TRABASNEWS – Nama Mohamad Riza Chalid kembali mencuat dalam persidangan dugaan korupsi tata kelola minyak mentah dan produk kilang di PT Pertamina (Persero). Dalam sidang yang digelar di Pengadilan Tindak Pidana Korupsi (Tipikor) Jakarta, Senin (20/10/2025), terungkap bahwa penghapusan klausul kepemilikan aset dalam perjanjian sewa Terminal BBM Merak dilakukan atas arahan Riza Chalid.
Hal ini terungkap saat Jaksa Penuntut Umum membacakan Berita Acara Pemeriksaan (BAP) dari Hanung Budya Yuktyanta, mantan Direktur Pemasaran dan Niaga Pertamina pada 2014. Hanung hadir sebagai saksi dalam kasus yang menyeret Muhammad Kerry Adrianto Riza, anak dari Riza Chalid dan penerima manfaat dari PT Navigator Khatulistiwa.
Dalam kesaksiannya, Hanung menyebutkan bahwa arahan untuk menghapus klausul “share asset” atau pembagian kepemilikan aset disampaikan melalui perantara Riza Chalid, yakni Irawan Prakoso. Percakapan tersebut terjadi saat makan siang di Hotel Nikko, Jakarta, pada Agustus 2014, sebelum perjanjian resmi ditandatangani.
“Saudara Irawan Prakoso mengatakan kepada saya, ‘yang itu tidak usah ditambah-tambah lagi’, merujuk pada klausul kepemilikan aset dalam kontrak,” demikian kutipan dari BAP yang dibacakan jaksa Triyana Setia Putra di persidangan.

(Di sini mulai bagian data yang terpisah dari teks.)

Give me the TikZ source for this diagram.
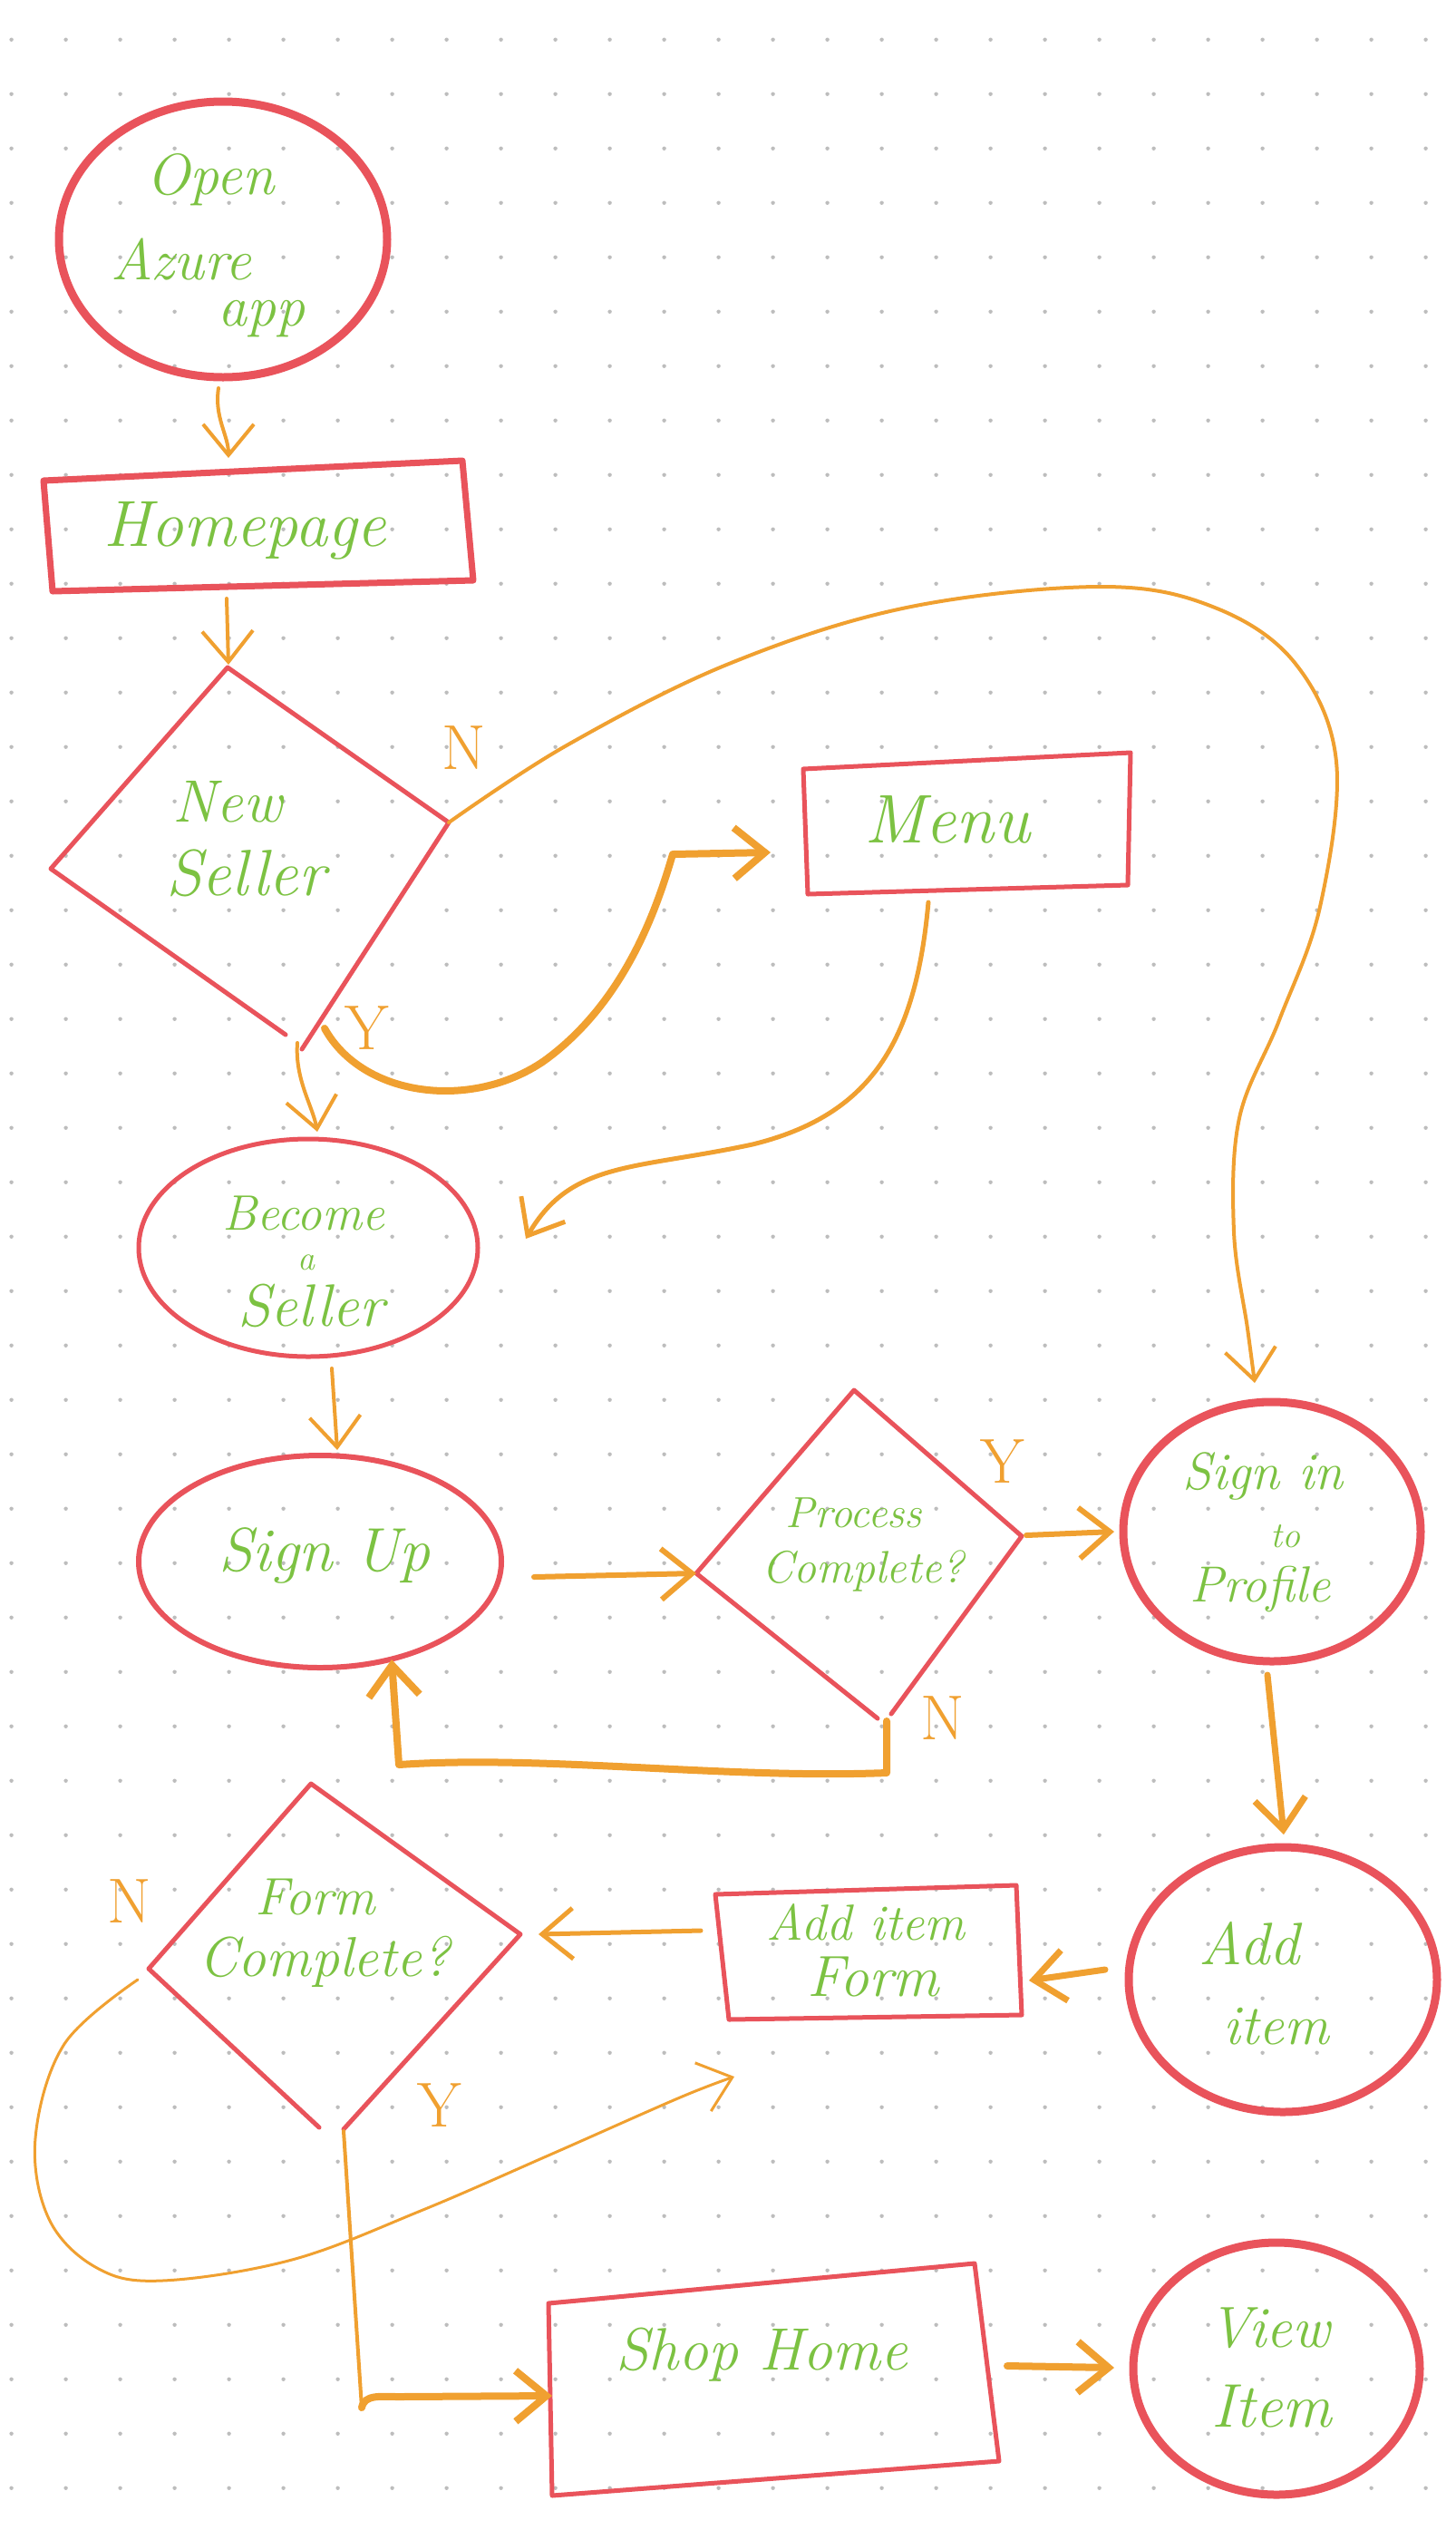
\documentclass[tikz,border=0pt]{standalone}
\usepackage{fontspec}
\usetikzlibrary{shapes.geometric,arrows.meta}
\definecolor{cred}{HTML}{E9535B}
\definecolor{cgreen}{HTML}{7CC242}
\definecolor{corange}{HTML}{F0A030}
\definecolor{cdot}{HTML}{BDBDBD}
\newcommand\myfs[1]{\fontsize{#1}{#1}\selectfont}
\tikzset{
  outl/.style={draw=cred, line width=6pt, line cap=round, line join=round},
  thickol/.style={outl, line width=9pt},
  tx/.style={text=cgreen, inner sep=0pt, font=\myfs{#1}\itshape},
  yn/.style={text=corange, inner sep=0pt, font=\myfs{70}},
  conn/.style={draw=corange, line width=4pt, line cap=round, line join=round, -{Straight Barb[length=34pt,width=56pt]}},
  heavy/.style={conn, line width=8pt},
  plain/.style={draw=corange, line width=4pt, line cap=round, line join=round},
}
\begin{document}
\begin{tikzpicture}[x={(1pt,0pt)}, y={(0pt,-1pt)}]
\useasboundingbox (0,0) rectangle (1606,2801);
\fill[white] (0,0) rectangle (1606,2801);
\foreach \i in {0,...,26} \foreach \j in {0,...,45}
  \fill[cdot] ({12.6+60*\i},{43.7+60*\j}) circle[radius=2.2pt];

% ---------- shapes ----------
\node[thickol, ellipse, minimum width=362pt, minimum height=304pt] (open) at (246,264) {};
\draw[outl, line width=7pt] (48,530) -- (510,508) -- (522,640) -- (58,652) -- cycle;
\coordinate (home-n) at (252,505);
\coordinate (home-s) at (250,660);

\coordinate (ns-n) at (251,736);
\coordinate (ns-e) at (495,907);
\coordinate (ns-w) at (56,958);
\coordinate (ns-s) at (328,1150);
\draw[outl, line width=5pt] (315,1141) -- (ns-w) -- (ns-n) -- (ns-e) -- (333,1157);

\draw[outl, line width=5pt] (886,848) -- (1247,830) -- (1244,976) -- (891,986) -- cycle;
\coordinate (menu-w) at (850,940);
\coordinate (menu-s) at (1024,995);

\node[outl, line width=5pt, ellipse, minimum width=374pt, minimum height=240pt] (become) at (340,1376) {};
\node[outl, ellipse, minimum width=400pt, minimum height=234pt] (signup) at (353,1722) {};

\coordinate (pc-n) at (942,1533);
\coordinate (pc-e) at (1127,1694);
\coordinate (pc-w) at (768,1735);
\coordinate (pc-s) at (978,1898);
\draw[outl, line width=5pt] (968,1895) -- (pc-w) -- (pc-n) -- (pc-e) -- (983,1890);

\node[thickol, ellipse, minimum width=328pt, minimum height=286pt] (signin) at (1403,1689) {};
\node[thickol, ellipse, minimum width=340pt, minimum height=292pt] (additem) at (1415,2183) {};

\draw[outl, line width=5pt] (789,2089) -- (1121,2079) -- (1127,2222) -- (804,2227) -- cycle;
\coordinate (aif-e) at (1135,2184);
\coordinate (aif-w) at (773,2129);

\coordinate (fc-n) at (343,1967);
\coordinate (fc-e) at (574,2133);
\coordinate (fc-w) at (164,2171);
\coordinate (fc-s) at (379,2350);
\draw[outl, line width=5pt] (352,2346) -- (fc-w) -- (fc-n) -- (fc-e) -- (379,2348);

\draw[outl, line width=5pt] (605,2540) -- (1075,2496) -- (1102,2714) -- (609,2752) -- cycle;
\coordinate (shop-w) at (609,2642);
\coordinate (shop-e) at (1111,2609);

\node[thickol, ellipse, minimum width=316pt, minimum height=278pt] (view) at (1408,2612) {};

% ---------- texts ----------
\node[tx=64] (t-open1) at (232,198) {Open};
\node[tx=64] (t-open2) at (200,286) {Azure};
\node[tx=64] (t-open3) at (288,352) {app};
\node[tx=72] (t-home) at (270,585) {Homepage};
\node[tx=66] (t-new) at (251,884) {New};
\node[tx=72] (t-seller) at (271,963) {Seller};
\node[tx=76] (t-menu) at (1045,904) {Menu};
\node[tx=55] (t-become) at (335,1338) {Become};
\node[tx=38] (t-a) at (338,1392) {a};
\node[tx=66] (t-seller2) at (343,1440) {Seller};
\node[tx=68] (t-signup) at (358,1715) {Sign Up};
\node[tx=48] (t-proc1) at (942,1668) {Process};
\node[tx=50] (t-proc2) at (952,1732) {Complete?};
\node[tx=58] (t-signin1) at (1393,1628) {Sign in};
\node[tx=40] (t-signin2) at (1418,1694) {to};
\node[tx=56] (t-signin3) at (1390,1752) {Profile};
\node[tx=66] (t-add1) at (1378,2143) {Add};
\node[tx=62] (t-add2) at (1408,2235) {item};
\node[tx=56] (t-aif1) at (955,2120) {Add item};
\node[tx=64] (t-aif2) at (963,2180) {Form};
\node[tx=58] (t-fc1) at (348,2092) {Form};
\node[tx=62] (t-fc2) at (358,2163) {Complete?};
\node[tx=66] (t-shop) at (840,2597) {Shop Home};
\node[tx=64] (t-view1) at (1400,2567) {View};
\node[tx=68] (t-view2) at (1403,2654) {Item};

\node[yn] (n1) at (512,825) {N};
\node[yn] (y1) at (405,1134) {Y};
\node[yn] (y2) at (1106,1612) {Y};
\node[yn] (n2) at (1040,1895) {N};
\node[yn] (n3) at (143,2097) {N};
\node[yn] (y3) at (485,2322) {Y};

% ---------- connectors ----------
\coordinate (open-s) at (241,428);
\draw[conn] (open-s) .. controls (236,460) and (252,480) .. (home-n);
\coordinate (ns-in) at (252,733);
\draw[conn] (home-s) -- (ns-in);

\coordinate (ns-y) at (358,1134);
\draw[heavy] (ns-y) .. controls (400,1210) and (520,1225) .. (600,1170)
   .. controls (690,1105) and (725,1000) .. (742,942) -- (menu-w);

\coordinate (become-n) at (350,1248);
\draw[conn] (ns-s) .. controls (325,1190) and (345,1220) .. (become-n);

\coordinate (become-e) at (580,1366);
\draw[conn, line width=5pt] (menu-s) .. controls (1010,1150) and (960,1230) .. (830,1262)
   .. controls (700,1290) and (630,1280) .. (become-e);

\coordinate (signin-n) at (1384,1525);
\draw[conn] plot[smooth, tension=0.6] coordinates {(ns-e) (625,822) (804,732) (1000,670)
   (1215,647) (1340,670) (1429,732) (1474,840) (1456,1000) (1411,1125) (1367,1233)
   (1361,1358) (1376,1465) (signin-n)};

\coordinate (become-s) at (366,1509);
\coordinate (signup-n) at (372,1599);
\draw[conn] (become-s) -- (signup-n);

\coordinate (signup-e) at (589,1739);
\draw[conn, line width=6pt] (signup-e) -- (pc-w);

\coordinate (pc-out) at (1132,1693);
\coordinate (signin-w) at (1229,1689);
\draw[conn, line width=6pt] (pc-out) -- (signin-w);

\coordinate (signup-se) at (432,1830);
\draw[heavy] (pc-s) -- (978,1955) .. controls (800,1962) and (600,1935) .. (440,1946) -- (signup-se);

\coordinate (signin-s) at (1398,1847);
\coordinate (additem-n) at (1416,2023);
\draw[heavy, line width=7pt] (signin-s) -- (additem-n);

\coordinate (additem-w) at (1219,2172);
\draw[heavy, line width=7pt] (additem-w) -- (aif-e);

\coordinate (fc-in) at (594,2133);
\draw[conn, line width=5pt] (aif-w) -- (fc-in);

\coordinate (fc-loop) at (152,2183);
\coordinate (loop-end) at (810,2290);
\draw[conn, line width=3pt] plot[smooth, tension=0.6] coordinates {(fc-loop) (71,2254) (39,2358)
   (54,2447) (107,2501) (179,2515) (322,2492) (464,2438) (607,2376) (750,2313) (loop-end)};

\coordinate (fc-bend) at (399,2655);
\draw[plain] (fc-s) -- (fc-bend);
\draw[heavy] (fc-bend) .. controls (402,2640) and (420,2643) .. (440,2643) -- (shop-w);

\coordinate (view-w) at (1229,2611);
\draw[heavy] (shop-e) -- (view-w);
\end{tikzpicture}
\end{document}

Seharusnya, apabila klausul tersebut tetap dimasukkan, maka aset Terminal BBM Merak yang kini telah disita Kejaksaan Agung akan menjadi milik negara melalui Pertamina setelah masa sewa habis. Namun, karena klausul itu dihilangkan, aset tersebut tetap menjadi milik PT Orbit Terminal Merak (OTM), mitra kerja sama Pertamina.
Dalam dakwaan jaksa, proyek pembangunan terminal BBM ini disebut tidak mendesak saat itu karena Pertamina belum membutuhkan tambahan fasilitas penyimpanan BBM. Meski begitu, proyek tetap berjalan dan diduga menyebabkan kerugian negara mencapai Rp 2,9 triliun.
Tak hanya itu, kerugian total negara akibat kasus korupsi di sektor BBM ini disebut mencapai Rp 285,1 triliun, melibatkan berbagai pihak termasuk sejumlah mantan pejabat dan anak Riza Chalid sendiri.
Kasus ini menjadi salah satu skandal terbesar dalam tata kelola energi nasional dan membuka kembali sorotan terhadap peran Riza Chalid, yang sebelumnya juga pernah disebut dalam berbagai kasus kontroversial di sektor migas Indonesia.